A questo punto il «Lancet» ha chiesto ai più illustri membri della Commissione di provare a interpretare le diverse realtà locali alla luce dei dati raccolti in questi tre anni di lavoro. Secondo Ibrahim Abubakar, che lavora a Londra, i migranti sono più sani degli inglesi, contribuiscono in modo sostanziale al funzionamento del servizio sanitario e all’economia del Paese «ma questo — scrive Abubakar — i politici non lo riconoscono, creano un ambiente ostile verso i rifugiati, negano loro le cure e questo ha un effetto negativo anche sui servizi che il Regno Unito potrebbe offrire ai suoi cittadini». Terry McGovern, che è professore di Salute pubblica alla Columbia University di New York, sostiene che i migranti sono parte essenziale della stabilità sociale e del benessere degli Stati Uniti. E aggiunge: «Deportarli o metterli in carcere li condanna a contrarre malattie che non avrebbero, ci sono almeno 38 studi che lo dimostrano e che enfatizzano le gravi conseguenze di queste scelte anche sulla salute mentale, messa a dura prova anche dal fatto di separare i bambini dai genitori». E Bernadette Kumar dell’Istituto norvegese di Salute pubblica aggiunge che nel Nord Europa le discriminazioni etniche hanno un effetto negativo sulla coesione sociale e rallentano il progresso. Il commento più interessante è forse quello di Nyovani Madise dell’Istituto africano per le politiche di sviluppo (lui lavora in Kenya ed è uno dei membri più influenti della Commissione): «Gli africani sono in generale molto mobili — dice —. I dati della “Lancet Commission” dimostrano che i migranti all’interno dell’Africa contribuiscono all’economia delle regioni verso cui migrano. Ma non solo, restituiscono soldi alle regioni da cui provengono, e questo aiuta il continente intero. E che dire dei dati che dimostrano come i migranti siano accolti meglio nelle aree più vicine a loro, che di solito hanno risorse limitate, mentre i Paesi ricchi che avrebbero certamente meno problemi tendono sempre di più a respingerli?».
Chissà, forse è venuto il tempo di chiedersi davvero se l’umanità non debba cogliere l’opportunità offerta dalle migrazioni per migliorare i propri servizi a vantaggio di tutti e specialmente di chi, se no, è destinato a restare ai margini della società senza poter portare il proprio contributo (che invece potrebbe essere prezioso) alla crescita globale.
Una volta conclusi i lavori della «Commissione» il direttore del «Lancet» che l’ha fortemente voluta, Richard Horton, ha rilasciato un’intervista bellissima: «Con sempre più aspirazioni da parte delle nuove generazioni a poter migliorare il proprio futuro, il fenomeno delle migrazioni non passerà ed è chiaro che chi lascia il proprio Paese contribuisce all’economia di chi li accoglie più di quanto costi.

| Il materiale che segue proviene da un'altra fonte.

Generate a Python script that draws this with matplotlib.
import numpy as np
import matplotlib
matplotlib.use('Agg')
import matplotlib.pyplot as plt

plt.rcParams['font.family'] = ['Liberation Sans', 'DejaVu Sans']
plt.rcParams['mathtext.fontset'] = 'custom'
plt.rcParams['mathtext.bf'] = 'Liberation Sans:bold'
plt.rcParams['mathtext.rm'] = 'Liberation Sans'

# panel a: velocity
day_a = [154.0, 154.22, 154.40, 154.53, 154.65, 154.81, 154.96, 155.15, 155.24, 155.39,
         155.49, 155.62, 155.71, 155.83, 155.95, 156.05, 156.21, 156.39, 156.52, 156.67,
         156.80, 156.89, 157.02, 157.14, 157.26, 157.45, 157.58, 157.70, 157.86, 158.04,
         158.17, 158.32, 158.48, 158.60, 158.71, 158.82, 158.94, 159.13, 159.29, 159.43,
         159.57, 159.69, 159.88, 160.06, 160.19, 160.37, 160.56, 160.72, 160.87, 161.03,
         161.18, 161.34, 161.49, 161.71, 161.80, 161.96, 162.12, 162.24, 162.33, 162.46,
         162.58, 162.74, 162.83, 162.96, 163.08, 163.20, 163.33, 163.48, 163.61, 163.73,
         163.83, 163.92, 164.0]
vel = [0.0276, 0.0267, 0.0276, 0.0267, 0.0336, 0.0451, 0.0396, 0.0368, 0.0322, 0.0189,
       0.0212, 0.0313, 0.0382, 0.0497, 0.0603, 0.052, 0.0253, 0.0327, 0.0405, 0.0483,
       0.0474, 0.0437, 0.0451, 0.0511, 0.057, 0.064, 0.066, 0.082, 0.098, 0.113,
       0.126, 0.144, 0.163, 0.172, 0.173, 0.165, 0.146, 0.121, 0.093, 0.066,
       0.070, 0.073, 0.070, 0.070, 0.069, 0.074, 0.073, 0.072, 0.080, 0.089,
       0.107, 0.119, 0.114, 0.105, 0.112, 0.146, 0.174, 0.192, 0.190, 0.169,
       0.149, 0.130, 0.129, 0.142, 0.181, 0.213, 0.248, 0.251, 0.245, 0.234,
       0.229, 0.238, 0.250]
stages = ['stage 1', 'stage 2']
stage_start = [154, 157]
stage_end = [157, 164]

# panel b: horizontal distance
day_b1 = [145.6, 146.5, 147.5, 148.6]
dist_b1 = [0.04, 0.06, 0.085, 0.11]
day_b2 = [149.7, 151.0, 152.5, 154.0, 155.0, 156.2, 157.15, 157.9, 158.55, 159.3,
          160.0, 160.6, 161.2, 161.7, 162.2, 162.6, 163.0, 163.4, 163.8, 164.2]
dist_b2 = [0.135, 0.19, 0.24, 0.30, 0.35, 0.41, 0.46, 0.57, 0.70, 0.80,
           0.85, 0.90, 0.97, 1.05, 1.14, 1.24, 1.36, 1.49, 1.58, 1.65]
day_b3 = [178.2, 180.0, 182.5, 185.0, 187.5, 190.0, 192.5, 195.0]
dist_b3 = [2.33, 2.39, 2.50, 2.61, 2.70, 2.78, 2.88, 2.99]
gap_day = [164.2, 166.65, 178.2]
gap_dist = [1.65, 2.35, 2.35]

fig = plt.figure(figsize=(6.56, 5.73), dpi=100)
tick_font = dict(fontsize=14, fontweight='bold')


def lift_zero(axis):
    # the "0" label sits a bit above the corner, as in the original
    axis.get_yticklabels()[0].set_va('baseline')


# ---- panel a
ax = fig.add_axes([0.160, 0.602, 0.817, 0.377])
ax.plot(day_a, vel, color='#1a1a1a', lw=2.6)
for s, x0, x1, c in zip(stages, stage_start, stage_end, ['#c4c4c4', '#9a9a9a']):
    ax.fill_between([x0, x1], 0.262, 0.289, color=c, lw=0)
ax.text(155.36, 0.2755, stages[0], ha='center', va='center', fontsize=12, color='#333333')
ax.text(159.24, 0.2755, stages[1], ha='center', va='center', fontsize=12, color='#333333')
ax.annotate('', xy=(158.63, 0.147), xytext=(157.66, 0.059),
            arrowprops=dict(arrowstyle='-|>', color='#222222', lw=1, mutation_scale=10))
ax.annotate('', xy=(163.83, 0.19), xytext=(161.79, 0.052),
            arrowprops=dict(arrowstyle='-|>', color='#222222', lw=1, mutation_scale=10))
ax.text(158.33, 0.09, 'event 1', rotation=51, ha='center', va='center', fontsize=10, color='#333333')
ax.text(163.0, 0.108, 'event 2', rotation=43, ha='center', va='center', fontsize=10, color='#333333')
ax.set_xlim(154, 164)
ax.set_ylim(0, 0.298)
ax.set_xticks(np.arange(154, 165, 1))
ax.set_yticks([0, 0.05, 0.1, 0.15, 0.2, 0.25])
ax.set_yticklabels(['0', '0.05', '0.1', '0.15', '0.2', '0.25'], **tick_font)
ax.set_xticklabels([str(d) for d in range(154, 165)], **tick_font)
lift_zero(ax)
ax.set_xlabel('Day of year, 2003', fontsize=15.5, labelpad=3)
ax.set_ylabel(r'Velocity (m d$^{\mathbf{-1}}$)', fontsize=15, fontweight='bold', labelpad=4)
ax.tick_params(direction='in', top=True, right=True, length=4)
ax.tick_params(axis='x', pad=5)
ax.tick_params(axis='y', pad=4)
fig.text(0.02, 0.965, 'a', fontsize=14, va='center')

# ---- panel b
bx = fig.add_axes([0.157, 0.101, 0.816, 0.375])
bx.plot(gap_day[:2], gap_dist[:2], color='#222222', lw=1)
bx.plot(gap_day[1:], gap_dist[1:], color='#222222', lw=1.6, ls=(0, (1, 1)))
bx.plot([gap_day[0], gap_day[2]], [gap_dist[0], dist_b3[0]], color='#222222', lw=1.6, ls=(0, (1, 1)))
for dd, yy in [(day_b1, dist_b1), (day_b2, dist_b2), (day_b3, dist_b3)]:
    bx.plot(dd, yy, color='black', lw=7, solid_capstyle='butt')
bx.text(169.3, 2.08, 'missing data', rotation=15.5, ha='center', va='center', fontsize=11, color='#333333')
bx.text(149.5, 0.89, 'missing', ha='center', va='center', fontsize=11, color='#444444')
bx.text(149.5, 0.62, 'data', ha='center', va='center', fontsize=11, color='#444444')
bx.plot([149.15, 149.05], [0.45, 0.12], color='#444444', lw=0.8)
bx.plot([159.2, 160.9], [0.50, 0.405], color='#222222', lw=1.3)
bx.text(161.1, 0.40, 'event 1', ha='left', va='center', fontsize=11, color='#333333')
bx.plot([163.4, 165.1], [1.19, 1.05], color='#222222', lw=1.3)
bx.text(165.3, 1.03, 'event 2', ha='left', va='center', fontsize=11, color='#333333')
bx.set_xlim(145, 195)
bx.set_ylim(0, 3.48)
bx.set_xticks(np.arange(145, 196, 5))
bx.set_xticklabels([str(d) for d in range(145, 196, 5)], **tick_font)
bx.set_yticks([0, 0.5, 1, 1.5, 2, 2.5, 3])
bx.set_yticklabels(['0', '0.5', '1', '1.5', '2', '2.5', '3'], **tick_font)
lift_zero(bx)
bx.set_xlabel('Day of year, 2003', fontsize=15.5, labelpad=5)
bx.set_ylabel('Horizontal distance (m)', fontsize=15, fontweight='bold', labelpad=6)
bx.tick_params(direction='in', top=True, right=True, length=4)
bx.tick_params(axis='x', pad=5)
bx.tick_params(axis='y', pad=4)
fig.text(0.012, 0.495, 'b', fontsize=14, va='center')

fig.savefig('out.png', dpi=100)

Dipende da noi prenderne vantaggio con la consapevolezza che il futuro delle nostre società e il benessere dei nostri figli dipenderà sempre di più dal modo con cui sapremo affrontare e governare questa emergenza: non c’è nulla di più importante in questo momento al mondo».
È verissimo. Anche perché negli anni a venire i cambiamenti del clima indurranno ancora più persone a muoversi (da qui al 2050 per esempio saranno 143 milioni quelli che lasceranno le loro case per trasferirsi altrove, anche solo all’interno del loro Paese, nessuno lo fa volentieri e va detto che i migranti del clima non sono protetti da nessuna legge). Un dramma? Forse, oppure il modo con cui l’umanità saprà adattarsi a circostanze climatiche diverse, a patto che tutto questo possa essere sostenuto da politiche di sviluppo e investimenti adeguati. E questa è responsabilità di tutti. I Paesi ricchi — scrive il «Lancet» — non possono lavarsene le mani.